Input data:

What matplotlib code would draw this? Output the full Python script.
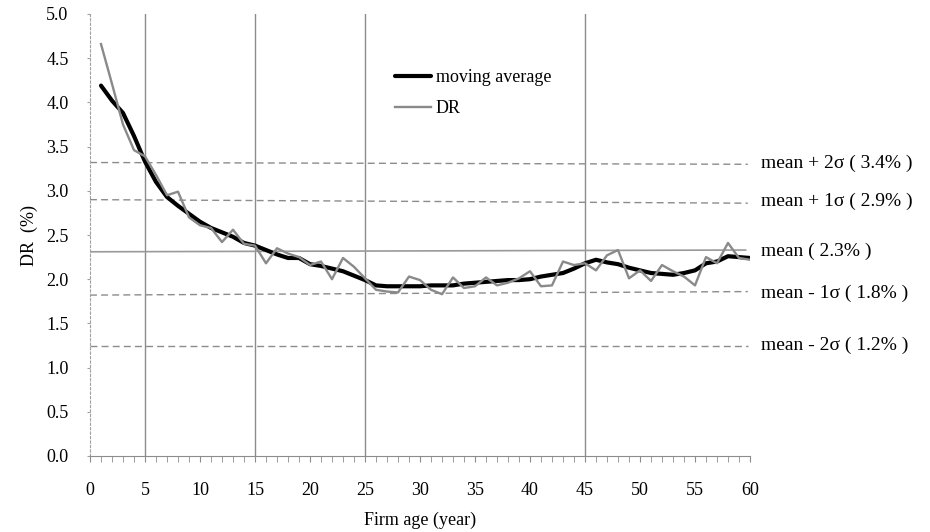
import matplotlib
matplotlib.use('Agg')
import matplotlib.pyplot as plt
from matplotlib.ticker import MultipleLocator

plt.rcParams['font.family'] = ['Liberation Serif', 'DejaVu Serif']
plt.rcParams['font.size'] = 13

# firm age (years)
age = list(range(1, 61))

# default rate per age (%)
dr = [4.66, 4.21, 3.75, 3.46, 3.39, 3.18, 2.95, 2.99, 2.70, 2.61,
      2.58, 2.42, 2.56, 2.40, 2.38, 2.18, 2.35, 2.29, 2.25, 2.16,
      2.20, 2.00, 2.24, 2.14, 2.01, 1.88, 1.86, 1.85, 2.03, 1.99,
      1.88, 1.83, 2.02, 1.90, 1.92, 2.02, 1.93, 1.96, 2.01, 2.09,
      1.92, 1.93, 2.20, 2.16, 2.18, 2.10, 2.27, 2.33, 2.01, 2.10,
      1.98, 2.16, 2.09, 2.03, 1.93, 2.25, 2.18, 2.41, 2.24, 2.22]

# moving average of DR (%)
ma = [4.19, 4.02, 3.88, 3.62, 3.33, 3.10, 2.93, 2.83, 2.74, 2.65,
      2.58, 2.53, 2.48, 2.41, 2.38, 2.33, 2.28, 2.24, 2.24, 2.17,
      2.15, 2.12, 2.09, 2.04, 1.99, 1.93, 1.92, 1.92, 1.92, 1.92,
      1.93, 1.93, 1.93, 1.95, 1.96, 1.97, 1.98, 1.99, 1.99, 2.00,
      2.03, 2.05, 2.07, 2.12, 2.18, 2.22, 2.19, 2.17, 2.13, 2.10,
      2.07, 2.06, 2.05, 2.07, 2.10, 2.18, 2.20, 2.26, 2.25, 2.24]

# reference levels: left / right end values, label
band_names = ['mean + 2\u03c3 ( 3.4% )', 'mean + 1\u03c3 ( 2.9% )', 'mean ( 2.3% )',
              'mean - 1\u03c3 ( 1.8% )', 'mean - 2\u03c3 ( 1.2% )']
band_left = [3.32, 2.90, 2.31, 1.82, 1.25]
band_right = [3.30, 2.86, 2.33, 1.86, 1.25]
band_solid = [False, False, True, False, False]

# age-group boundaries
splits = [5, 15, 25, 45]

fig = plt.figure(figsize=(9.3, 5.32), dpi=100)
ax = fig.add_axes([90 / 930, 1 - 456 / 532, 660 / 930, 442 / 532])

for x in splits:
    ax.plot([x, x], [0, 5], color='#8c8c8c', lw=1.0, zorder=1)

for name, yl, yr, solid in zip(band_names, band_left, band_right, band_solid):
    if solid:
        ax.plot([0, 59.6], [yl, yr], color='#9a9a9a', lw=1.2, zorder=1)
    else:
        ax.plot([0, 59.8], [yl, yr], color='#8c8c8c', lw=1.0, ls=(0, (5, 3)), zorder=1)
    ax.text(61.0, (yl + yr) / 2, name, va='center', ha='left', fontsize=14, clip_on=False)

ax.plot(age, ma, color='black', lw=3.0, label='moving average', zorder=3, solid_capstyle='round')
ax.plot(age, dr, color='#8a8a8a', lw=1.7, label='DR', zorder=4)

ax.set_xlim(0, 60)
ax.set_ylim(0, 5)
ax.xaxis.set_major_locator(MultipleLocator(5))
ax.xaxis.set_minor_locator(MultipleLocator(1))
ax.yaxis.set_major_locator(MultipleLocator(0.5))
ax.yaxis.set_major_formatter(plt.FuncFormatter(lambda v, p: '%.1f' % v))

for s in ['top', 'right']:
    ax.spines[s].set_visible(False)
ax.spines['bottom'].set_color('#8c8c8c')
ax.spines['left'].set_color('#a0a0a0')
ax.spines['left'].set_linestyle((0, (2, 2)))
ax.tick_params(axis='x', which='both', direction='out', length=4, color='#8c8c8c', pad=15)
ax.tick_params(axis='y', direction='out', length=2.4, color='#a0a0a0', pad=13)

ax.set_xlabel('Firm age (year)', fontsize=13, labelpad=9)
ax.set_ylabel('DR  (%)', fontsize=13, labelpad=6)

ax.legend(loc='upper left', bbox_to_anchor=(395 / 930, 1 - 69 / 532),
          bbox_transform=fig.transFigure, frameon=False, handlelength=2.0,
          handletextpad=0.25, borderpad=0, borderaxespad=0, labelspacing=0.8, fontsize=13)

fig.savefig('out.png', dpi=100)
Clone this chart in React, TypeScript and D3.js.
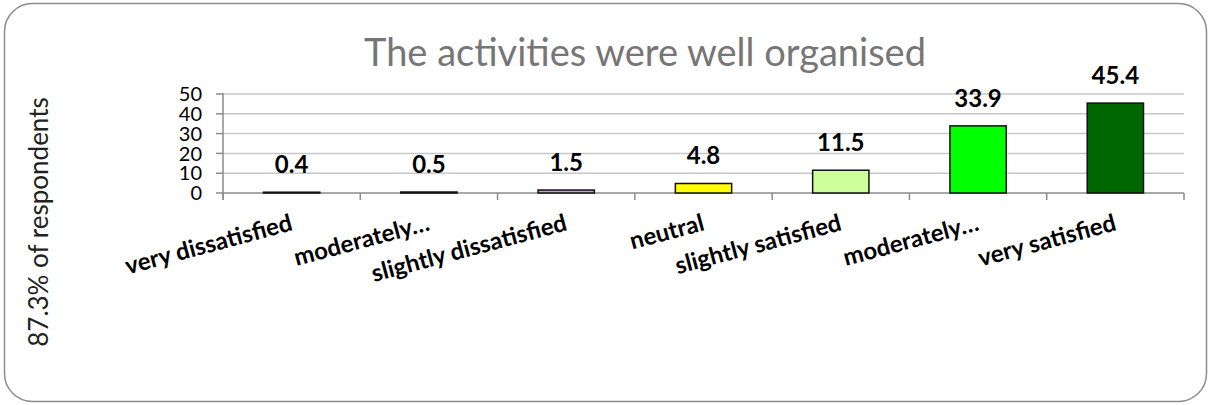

What needs to be done: Could the lines from the top of the material through the line with "ax.plot(age, dr, color='#8a8a8a', lw=1.7, label='DR', zorder=4)" be repeated exactly, pictures left out?

Solution for this exercise:
What matplotlib code would draw this? Output the full Python script.
import matplotlib
matplotlib.use('Agg')
import matplotlib.pyplot as plt
from matplotlib.ticker import MultipleLocator

plt.rcParams['font.family'] = ['Liberation Serif', 'DejaVu Serif']
plt.rcParams['font.size'] = 13

# firm age (years)
age = list(range(1, 61))

# default rate per age (%)
dr = [4.66, 4.21, 3.75, 3.46, 3.39, 3.18, 2.95, 2.99, 2.70, 2.61,
      2.58, 2.42, 2.56, 2.40, 2.38, 2.18, 2.35, 2.29, 2.25, 2.16,
      2.20, 2.00, 2.24, 2.14, 2.01, 1.88, 1.86, 1.85, 2.03, 1.99,
      1.88, 1.83, 2.02, 1.90, 1.92, 2.02, 1.93, 1.96, 2.01, 2.09,
      1.92, 1.93, 2.20, 2.16, 2.18, 2.10, 2.27, 2.33, 2.01, 2.10,
      1.98, 2.16, 2.09, 2.03, 1.93, 2.25, 2.18, 2.41, 2.24, 2.22]

# moving average of DR (%)
ma = [4.19, 4.02, 3.88, 3.62, 3.33, 3.10, 2.93, 2.83, 2.74, 2.65,
      2.58, 2.53, 2.48, 2.41, 2.38, 2.33, 2.28, 2.24, 2.24, 2.17,
      2.15, 2.12, 2.09, 2.04, 1.99, 1.93, 1.92, 1.92, 1.92, 1.92,
      1.93, 1.93, 1.93, 1.95, 1.96, 1.97, 1.98, 1.99, 1.99, 2.00,
      2.03, 2.05, 2.07, 2.12, 2.18, 2.22, 2.19, 2.17, 2.13, 2.10,
      2.07, 2.06, 2.05, 2.07, 2.10, 2.18, 2.20, 2.26, 2.25, 2.24]

# reference levels: left / right end values, label
band_names = ['mean + 2\u03c3 ( 3.4% )', 'mean + 1\u03c3 ( 2.9% )', 'mean ( 2.3% )',
              'mean - 1\u03c3 ( 1.8% )', 'mean - 2\u03c3 ( 1.2% )']
band_left = [3.32, 2.90, 2.31, 1.82, 1.25]
band_right = [3.30, 2.86, 2.33, 1.86, 1.25]
band_solid = [False, False, True, False, False]

# age-group boundaries
splits = [5, 15, 25, 45]

fig = plt.figure(figsize=(9.3, 5.32), dpi=100)
ax = fig.add_axes([90 / 930, 1 - 456 / 532, 660 / 930, 442 / 532])

for x in splits:
    ax.plot([x, x], [0, 5], color='#8c8c8c', lw=1.0, zorder=1)

for name, yl, yr, solid in zip(band_names, band_left, band_right, band_solid):
    if solid:
        ax.plot([0, 59.6], [yl, yr], color='#9a9a9a', lw=1.2, zorder=1)
    else:
        ax.plot([0, 59.8], [yl, yr], color='#8c8c8c', lw=1.0, ls=(0, (5, 3)), zorder=1)
    ax.text(61.0, (yl + yr) / 2, name, va='center', ha='left', fontsize=14, clip_on=False)

ax.plot(age, ma, color='black', lw=3.0, label='moving average', zorder=3, solid_capstyle='round')
ax.plot(age, dr, color='#8a8a8a', lw=1.7, label='DR', zorder=4)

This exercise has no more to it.